La mangrove nous environne de bâbord a tribord ,deux ou trois coups de fusil nous mettent dans l'ambiance et nous apprécions...l'utilité des plaques blindées ,disposées autour du bastingage .
Dès l'accostage, le débarquement du GC2 commence ; les GMC font le plein et l'unité traverse rapidement la ville en nous laissant, entrevoir... trop rapidement les Co gai dans leur chatoyante tenue .Passons sur les commentaires ?....

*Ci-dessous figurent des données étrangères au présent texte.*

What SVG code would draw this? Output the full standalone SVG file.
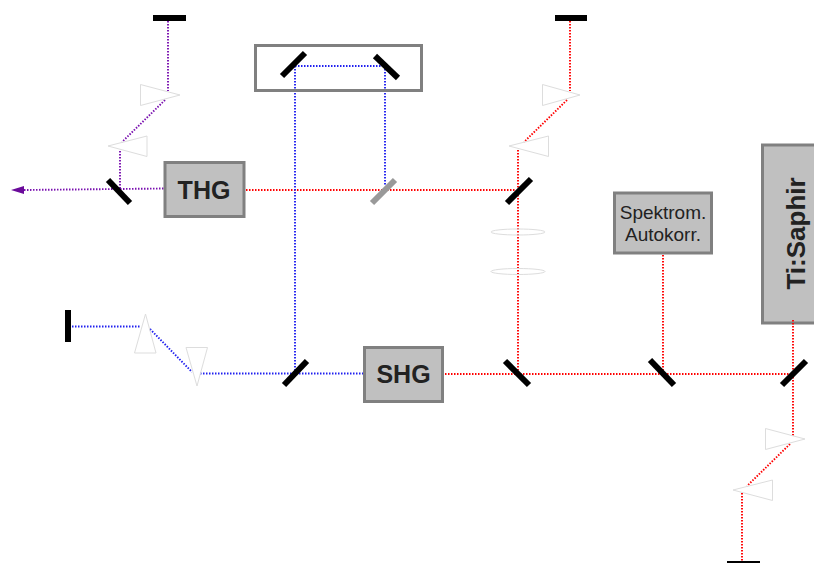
<svg xmlns="http://www.w3.org/2000/svg" width="814" height="563" viewBox="0 0 814 563">
<style>
.r{fill:none;stroke:#ff0000;stroke-width:1.9;stroke-dasharray:1.5 1.5}
.b{fill:none;stroke:#2020f0;stroke-width:1.9;stroke-dasharray:1.5 1.5}
.p{fill:none;stroke:#7a10b0;stroke-width:1.9;stroke-dasharray:1.5 1.5}
.m{stroke:#000;stroke-width:6;fill:none}
.g{stroke:#999;stroke-width:6;fill:none}
.o{fill:none;stroke:#ddd;stroke-width:1}
.box{fill:#c0c0c0;stroke:#808080;stroke-width:3}
.t{font-family:"Liberation Sans",Arial,sans-serif;fill:#222;text-anchor:middle}
.big{font-size:25px;font-weight:bold}
.sm{font-size:19px}
</style>
<g id="tisaphir"><rect class="box" x="762.500" y="145" width="60" height="178"/><text class="t big" style="font-size:26px" transform="translate(804.500 233.500) rotate(-90)">Ti:Saphir</text></g>
<g id="connectors">
<path class="p" d="M168 21V91M165 100L122 142M120 151V189M24 190L165 188.500"/>
<path class="r" d="M246 190H516M518 150V373M570 21V91M567 100L524 142M445 374H793M663 255V373M793 320V437M790 444L747 486M742 493V562"/>
<path class="b" d="M295 66H385M295 66V373M385 66V185M72 326.500H141M150 329L192 372M200 373.500H365"/>
<path d="M11 190L24 186V194Z" fill="#6a0a9a"/>
</g>
<g id="end-thg"><rect x="153" y="15" width="33" height="6"/></g>
<g id="end-red-top"><rect x="555" y="15" width="32" height="6"/></g>
<g id="end-blue"><rect x="65" y="310" width="6" height="32"/></g>
<g id="end-bottom"><rect x="727" y="561" width="33" height="2"/></g>
<g id="prism-1"><path class="o" d="M140.500 84.500L180 95L140.500 105.500Z"/></g>
<g id="prism-2"><path class="o" d="M108 146L147 136V156.500Z"/></g>
<g id="prism-3"><path class="o" d="M542.500 84.500L580 95L542.500 105.500Z"/></g>
<g id="prism-4"><path class="o" d="M509 146L548.500 136V156.500Z"/></g>
<g id="prism-5"><path class="o" d="M145.500 314L134.500 353H156Z"/></g>
<g id="prism-6"><path class="o" d="M186 347.500H207.500L197 386Z"/></g>
<g id="prism-7"><path class="o" d="M765.500 428.500L805 439L765.500 449.500Z"/></g>
<g id="prism-8"><path class="o" d="M733 490L772.500 480V500.500Z"/></g>
<g id="lens-1"><ellipse class="o" cx="518" cy="232" rx="27" ry="3"/></g>
<g id="lens-2"><ellipse class="o" cx="518" cy="271.500" rx="27" ry="3"/></g>
<g id="mirror-thg"><path class="m" d="M108 180L130 203"/></g>
<g id="delay-stage"><rect x="255.500" y="45.500" width="166" height="45" fill="none" stroke="#808080" stroke-width="3"/></g>
<g id="mirror-delay-1"><path class="m" d="M282 76L305 53"/></g>
<g id="mirror-delay-2"><path class="m" d="M375 56L398 78"/></g>
<g id="mirror-gray"><path class="g" d="M372 203L395 180"/></g>
<g id="mirror-red-top"><path class="m" d="M507 203L531 179"/></g>
<g id="mirror-blue"><path class="m" d="M284 385L307 361"/></g>
<g id="mirror-shg"><path class="m" d="M505 361L529 385"/></g>
<g id="mirror-spek"><path class="m" d="M650 360L674 385"/></g>
<g id="mirror-ti"><path class="m" d="M782 385L806 361"/></g>
<g id="thg"><rect class="box" x="165" y="162.500" width="79" height="54"/><text class="t big" x="204" y="199">THG</text></g>
<g id="shg"><rect class="box" x="364.500" y="347.500" width="78" height="54"/><text class="t big" x="403.500" y="383">SHG</text></g>
<g id="spektrom"><rect class="box" x="614.500" y="193" width="97" height="60"/><text class="t sm" x="663" y="219">Spektrom.</text><text class="t sm" x="663" y="241">Autokorr.</text></g>
</svg>
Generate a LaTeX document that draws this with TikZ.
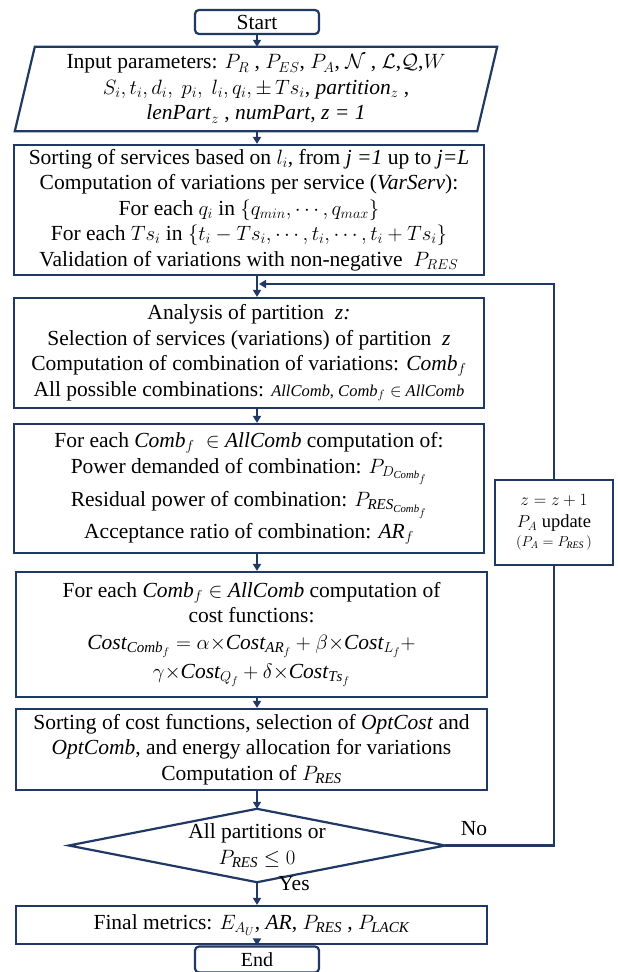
\documentclass[tikz,border=0pt]{standalone}
\usepackage{fontspec}
\setmainfont{Liberation Serif}
\usetikzlibrary{arrows.meta,shapes.geometric}
\definecolor{nav}{RGB}{31,56,100}
\begin{document}
\begin{tikzpicture}[x=1pt,y=-1pt,
  every node/.style={font=\fontsize{21.5}{25.5}\selectfont, align=center, inner sep=0pt},
  proc/.style={draw=nav, line width=2.2pt, rectangle, fill=white},
  term/.style={draw=nav, line width=2.2pt, rounded corners=4pt, minimum width=124pt, minimum height=24pt},
  arr/.style={draw=nav, line width=1.8pt, -{Triangle[width=8pt,length=7pt]}},
  lin/.style={draw=nav, line width=2.2pt}]
\useasboundingbox (0,0) rectangle (618,972);
\coordinate (ax) at (257,0);

\node[term] (st) at (257,22) {Start};

\node[minimum width=462pt, minimum height=84pt] (in) at (256,89)
 {Input parameters: $P_R$ , $P_{ES}$, $P_A$, $\mathcal{N}$ , $\mathcal{L}$,$\mathcal{Q}$,$W$\\
  $S_i, t_i, d_i,\ p_i,\ l_i, q_i, \pm\, Ts_i$, \textit{partition}$_z$ ,\\
  \textit{lenPart}$_z$ , \textit{numPart}, \textit{z = 1}};
\draw[lin] ([xshift=10pt]in.north west) -- ([xshift=10pt]in.north east)
  -- ([xshift=-10pt]in.south east) -- ([xshift=-10pt]in.south west) -- cycle;

\node[proc, minimum width=470pt, minimum height=130pt] (b2) at (249,210)
 {Sorting of services based on $l_i$, from \textit{j =1} up to \textit{j=L}\\
  Computation of variations per service (\textit{VarServ}):\\
  For each $q_i$ in $\{q_{min},\cdots,q_{max}\}$\\
  For each $Ts_i$ in $\{t_i - Ts_i,\cdots, t_i,\cdots, t_i + Ts_i\}$\\
  Validation of variations with non-negative \ $P_{RES}$};

\node[proc, minimum width=470pt, minimum height=110pt] (b3) at (249,353)
 {Analysis of partition \ \textit{z:}\\
  Selection of services (variations) of partition \ \textit{z}\\
  Computation of combination of variations: $\mathit{Comb}_f$\\
  All possible combinations: {\fontsize{16.5}{20}\selectfont\textit{AllComb}, $\mathit{Comb}_f \in$ \textit{AllComb}}};

\node[proc, minimum width=470pt, minimum height=129pt] (b4) at (249,488.5)
 {For each $\mathit{Comb}_f\ \in$ \textit{AllComb} computation of:\\
  Power demanded of combination: $P_{D_{\mathit{Comb}_f}}$\\[6pt]
  Residual power of combination: $P_{\mathit{RES}_{\mathit{Comb}_f}}$\\[4pt]
  Acceptance ratio of combination: $\mathit{AR}_f$};

\node[proc, minimum width=118pt, minimum height=85pt, font=\fontsize{18.5}{22}\selectfont] (upd) at (554,522.5)
 {$z = z + 1$\\ $P_A$ update\\[-3pt] {\fontsize{14}{16}\selectfont $(P_A = P_{\mathit{RES}}\,)$}};

\node[proc, minimum width=471pt, minimum height=125pt] (b5) at (251.5,634.5)
 {For each $\mathit{Comb}_f \in$ \textit{AllComb} computation of\\
  cost functions:\\[1pt]
  $\mathit{Cost}_{\mathit{Comb}_f} = \alpha{\times}\mathit{Cost}_{\mathit{AR}_f} + \beta{\times}\mathit{Cost}_{L_f} +$\\[4pt]
  $\gamma{\times}\mathit{Cost}_{Q_f} + \delta{\times}\mathit{Cost}_{\mathit{Ts}_f}$};

\node[proc, minimum width=471pt, minimum height=81pt] (b6) at (251.5,749.5)
 {Sorting of cost functions, selection of \textit{OptCost} and\\
  \textit{OptComb}, and energy allocation for variations\\
  Computation of $P_{\mathit{RES}}$};

\node[minimum width=376pt, minimum height=73pt] (dia) at (257,845.5)
 {All partitions or\\ $P_{\mathit{RES}} \leq 0$};
\draw[lin] (dia.north) -- (dia.east) -- (dia.south) -- (dia.west) -- cycle;

\node[proc, minimum width=471pt, minimum height=38pt] (fin) at (251.5,925)
 {Final metrics: $E_{A_U}$, \textit{AR}, $P_{\mathit{RES}}$ , $P_{\mathit{LACK}}$};

\node[term, minimum height=26pt, font=\fontsize{20}{22}\selectfont] (end) at (257,959.5) {End};

\node (yes) at (294,884) {Yes};
\node (no) at (474,829) {No};

\coordinate (lp) at (259,284);

\draw[arr] (st.south) -- (ax |- in.north);
\draw[arr] (ax |- in.south) -- (ax |- b2.north);
\draw[arr] (ax |- b2.south) -- (ax |- b3.north);
\draw[arr] (ax |- b3.south) -- (ax |- b4.north);
\draw[arr] (ax |- b4.south) -- (ax |- b5.north);
\draw[arr] (ax |- b5.south) -- (ax |- b6.north);
\draw[arr] (ax |- b6.south) -- (dia.north);
\draw[arr] (dia.south) -- (ax |- fin.north);
\draw[arr] (ax |- fin.south) -- (end.north);
\draw[lin] (dia.east) -| (upd.south);
\draw[arr] (upd.north) |- (lp);
\end{tikzpicture}
\end{document}
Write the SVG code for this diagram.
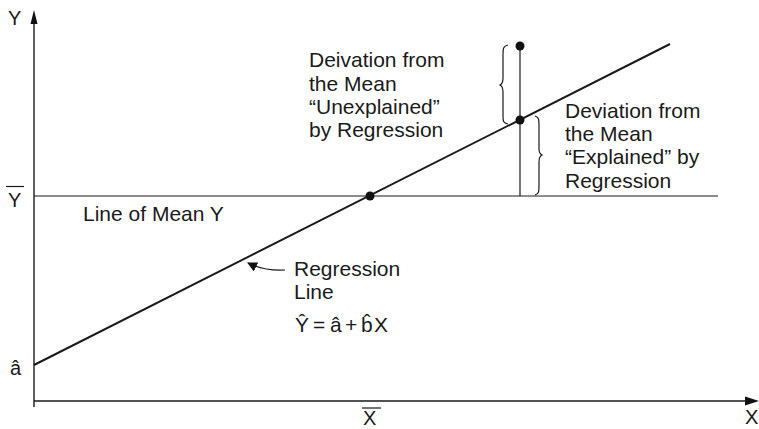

A la sortie de la ville l'atmosphère change ; traversée du pont de binh-loi, gardé par une troupe franco-annamite bien armée, des blockhaus, des barbelés partout et sur le fleuve en contre bas nous apercevons des petits patrouilleurs (LCT).
La petite ville de THU-DUC, PC du commandant de la région nord (22ème RIC) est vite traversée, nous prenons une route a gauche avec un aperçu sur une piscine ou barbote plein de baigneurs ; la guerre n'est, semble –t-il, pas pareille pour tous...la route ressemble plutôt a une piste et les bahuts ne semblent pas éviter les trous ; plusieurs tours de défense sont en construction (Le responsable de la construction de ces tours était l'adjudant-chef Pouzergues, membre de l'ATDM34, et c'est seulement 60 ans après que je l'ai découvert lors d'une visite chez lui) avec des petites unités, en protection.
LAI-THIEU, notre destination, gentille petite ville est vite derrière-nous et nous apercevons des constructions dominées par un drapeau tricolore, enfin chez-nous ? C'est une grande briqueterie ou de nombreux bérets rouges s'activent ; pour eux la relève arrive. Après 27 mois de séjour, de nombreux camarades manquent à l'appel, mais le moral semble bon.
le 2ème BCCP a été engagé dans de multiples opérations (sud-centre et nord ) nous sommes prêts a les relever dignement.
Les consignes sont passées à tous les échelons et à notre niveau les gars du 2 ne se gênent pas pour nous filer les « jetons ». Ils embarquent dans les GMC destination saï-gon et...le bateau !
les ordres d'installation, lieu de vie, postes de combat, gardes, nous ramènent a notre mission.
Surprise ! Un excellent repas du soir, préparé par le BEP (cuisinier local) est un cadeau des anciens : bravo à la famille de la 1/2 brigade para, et merci !
La nuit tombe vite et après avoir reçu nos compléments de munitions, nous regagnons, très excités nos emplacements. Quelle nuit !... le fonctionnaire caporal, que je suis, va recevoir une leçon qui l'accompagnera pendant toute sa carrière militaire.
De garde à une arme automatique, de 2 h. a 4 h, somnolant un peu j'ai été ramené a la réalité par un violent coup de pied donné par le sous officier de quart ; sortie de mon emplacement ,il m'a mis dans chaque main ,une grenade défensive MK3 ,a enlevé les goupilles , me recommandant de bien les tenir et, m'a envoyé à 100 mètres, au ras des barbelés me prévenant qu'il prenait ma place a la 7.62 et qu'a la moindre explosion ,il rafalait ; au bout d'une 1/2 heure il est venu me remettre les goupilles et j'ai terminé ma garde . La leçon a été bonne car durant mes 8 années de guerre, je n'ai jamais plus fermé les yeux de garde, de quart ou en embuscade.